Elaine Lies wrote this article in Reuters:
Japan's Ryuichi Sakamoto, known for his electronic music, including the score for "The Last Emperor," on Monday finished streaming a concert that may be the last for the Academy-award winning composer, who is fighting stage 4 cancer.
Sakamoto, 70, said in an online message in December that the unorthodox performance - broadcast to more than two dozen nations around the world - came about because he could no longer complete a regular concert.
"My strength has really fallen, so a normal concert of about an hour to ninety minutes would be very difficult," he said. "As a result, I've recorded it song by song and edited it together so it can be presented as a regular concert - which I believe can be pleasureable in the normal way. Enjoy."
The concert, which featured a Sakamoto solo on piano for 13 of the songs, included themes from "The Last Emperor" and "Merry Christmas Mr. Lawrence," in which he acted alongside David Bowie in addition to writing the score. It was streamed four times starting at noon on Dec. 11, with the last coming early on Monday morning in Japan.
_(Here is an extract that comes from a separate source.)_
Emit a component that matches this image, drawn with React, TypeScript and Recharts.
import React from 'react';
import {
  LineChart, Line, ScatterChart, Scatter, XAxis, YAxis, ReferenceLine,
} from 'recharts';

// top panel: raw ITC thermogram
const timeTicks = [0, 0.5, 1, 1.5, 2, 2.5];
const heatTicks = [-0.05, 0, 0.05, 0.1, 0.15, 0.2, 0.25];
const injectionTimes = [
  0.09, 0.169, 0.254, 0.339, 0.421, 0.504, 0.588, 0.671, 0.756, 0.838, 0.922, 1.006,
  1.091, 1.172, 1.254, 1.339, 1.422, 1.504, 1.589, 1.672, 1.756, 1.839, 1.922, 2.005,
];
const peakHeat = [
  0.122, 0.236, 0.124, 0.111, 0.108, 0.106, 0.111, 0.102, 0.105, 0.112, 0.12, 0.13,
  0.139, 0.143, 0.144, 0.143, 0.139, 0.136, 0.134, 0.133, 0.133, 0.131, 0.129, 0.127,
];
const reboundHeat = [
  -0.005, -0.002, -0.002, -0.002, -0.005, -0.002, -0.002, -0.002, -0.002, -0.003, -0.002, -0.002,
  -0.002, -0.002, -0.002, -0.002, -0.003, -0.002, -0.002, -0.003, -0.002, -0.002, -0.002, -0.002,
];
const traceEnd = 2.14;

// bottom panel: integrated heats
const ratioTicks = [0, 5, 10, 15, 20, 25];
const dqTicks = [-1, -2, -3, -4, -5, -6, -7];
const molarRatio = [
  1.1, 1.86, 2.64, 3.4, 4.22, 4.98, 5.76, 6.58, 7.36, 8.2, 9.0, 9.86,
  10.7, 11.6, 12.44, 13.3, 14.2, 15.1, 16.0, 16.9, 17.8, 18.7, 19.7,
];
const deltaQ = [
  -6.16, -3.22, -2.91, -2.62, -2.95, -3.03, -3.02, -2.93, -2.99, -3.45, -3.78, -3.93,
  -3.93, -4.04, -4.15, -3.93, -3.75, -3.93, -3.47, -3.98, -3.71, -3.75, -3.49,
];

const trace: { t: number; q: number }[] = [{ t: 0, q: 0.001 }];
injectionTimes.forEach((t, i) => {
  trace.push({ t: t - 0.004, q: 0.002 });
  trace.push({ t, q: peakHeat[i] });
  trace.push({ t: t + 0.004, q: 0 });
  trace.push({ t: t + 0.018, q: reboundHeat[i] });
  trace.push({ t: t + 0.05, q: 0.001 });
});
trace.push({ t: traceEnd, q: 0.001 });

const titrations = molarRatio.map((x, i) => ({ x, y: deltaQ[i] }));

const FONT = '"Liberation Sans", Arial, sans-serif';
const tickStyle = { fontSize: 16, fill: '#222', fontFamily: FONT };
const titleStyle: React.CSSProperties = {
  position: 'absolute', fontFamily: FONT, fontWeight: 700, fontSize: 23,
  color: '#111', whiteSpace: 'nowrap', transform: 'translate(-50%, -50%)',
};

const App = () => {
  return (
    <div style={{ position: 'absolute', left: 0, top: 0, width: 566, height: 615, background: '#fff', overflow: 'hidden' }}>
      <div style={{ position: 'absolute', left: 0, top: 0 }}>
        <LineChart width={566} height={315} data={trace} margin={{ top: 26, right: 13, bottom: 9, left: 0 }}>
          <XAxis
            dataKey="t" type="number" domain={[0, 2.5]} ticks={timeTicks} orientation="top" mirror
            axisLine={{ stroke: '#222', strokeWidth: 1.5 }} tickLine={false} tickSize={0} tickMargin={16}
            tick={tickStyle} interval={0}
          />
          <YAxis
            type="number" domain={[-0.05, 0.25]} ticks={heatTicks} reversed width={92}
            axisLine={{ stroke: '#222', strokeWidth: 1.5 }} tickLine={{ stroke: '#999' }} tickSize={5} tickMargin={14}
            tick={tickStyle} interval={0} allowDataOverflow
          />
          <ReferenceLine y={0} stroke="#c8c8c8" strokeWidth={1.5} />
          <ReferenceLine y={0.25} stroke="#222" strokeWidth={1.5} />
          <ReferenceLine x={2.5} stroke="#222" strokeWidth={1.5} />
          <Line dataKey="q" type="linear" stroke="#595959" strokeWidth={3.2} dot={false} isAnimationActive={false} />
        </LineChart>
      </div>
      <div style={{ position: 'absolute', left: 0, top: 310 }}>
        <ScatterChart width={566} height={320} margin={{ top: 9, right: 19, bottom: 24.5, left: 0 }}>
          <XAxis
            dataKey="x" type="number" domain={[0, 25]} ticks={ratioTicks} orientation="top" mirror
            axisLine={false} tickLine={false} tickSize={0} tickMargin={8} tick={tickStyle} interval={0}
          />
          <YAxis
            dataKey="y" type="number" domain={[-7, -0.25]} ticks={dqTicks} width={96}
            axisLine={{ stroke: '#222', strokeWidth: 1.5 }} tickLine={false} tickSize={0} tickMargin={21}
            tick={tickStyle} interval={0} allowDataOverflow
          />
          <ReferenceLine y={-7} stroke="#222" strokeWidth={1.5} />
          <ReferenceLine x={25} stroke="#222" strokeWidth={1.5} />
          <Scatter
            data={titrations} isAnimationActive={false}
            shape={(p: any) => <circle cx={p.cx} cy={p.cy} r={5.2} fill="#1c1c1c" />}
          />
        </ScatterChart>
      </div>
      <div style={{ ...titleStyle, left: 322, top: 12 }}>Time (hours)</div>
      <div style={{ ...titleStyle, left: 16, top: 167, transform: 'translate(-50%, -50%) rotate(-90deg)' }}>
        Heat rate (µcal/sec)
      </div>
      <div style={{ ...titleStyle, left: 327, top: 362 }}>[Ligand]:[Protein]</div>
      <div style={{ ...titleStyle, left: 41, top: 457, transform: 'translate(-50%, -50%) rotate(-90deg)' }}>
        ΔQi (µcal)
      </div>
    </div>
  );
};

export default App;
First introduced to the piano as a toddler, Sakamoto studied ethnomusicology at the Tokyo National University of Fine Arts and Music, with particular interest in the traditional music of Japan's Okinawa prefecture, Indian and African musical traditions. He also described classical musician Claude Debussy as his hero.
He matured into a keyboard and electronic musician and composer who became known for film scores, especially Nagisa Oshima's "Merry Christmas Mr. Lawrence" and Bernard Bertolucci's "The Last Emperor," for which he won an Academy Award.
In 2014 he was diagnosed with throat cancer, which was cured after years of treatment. But in January 2021 he said he had been diagnosed with rectal cancer the previous year.
In June 2022, he wrote in an essay that the cancer had spread despite multiple operations and was now Stage 4.
"I have just turned 70, but how many more times will I be able to see the full moon?" he wrote. "But even thinking that, since I have been granted life, I am praying that I will be able to make music until my last moments, just like my beloved Bach and Debussy."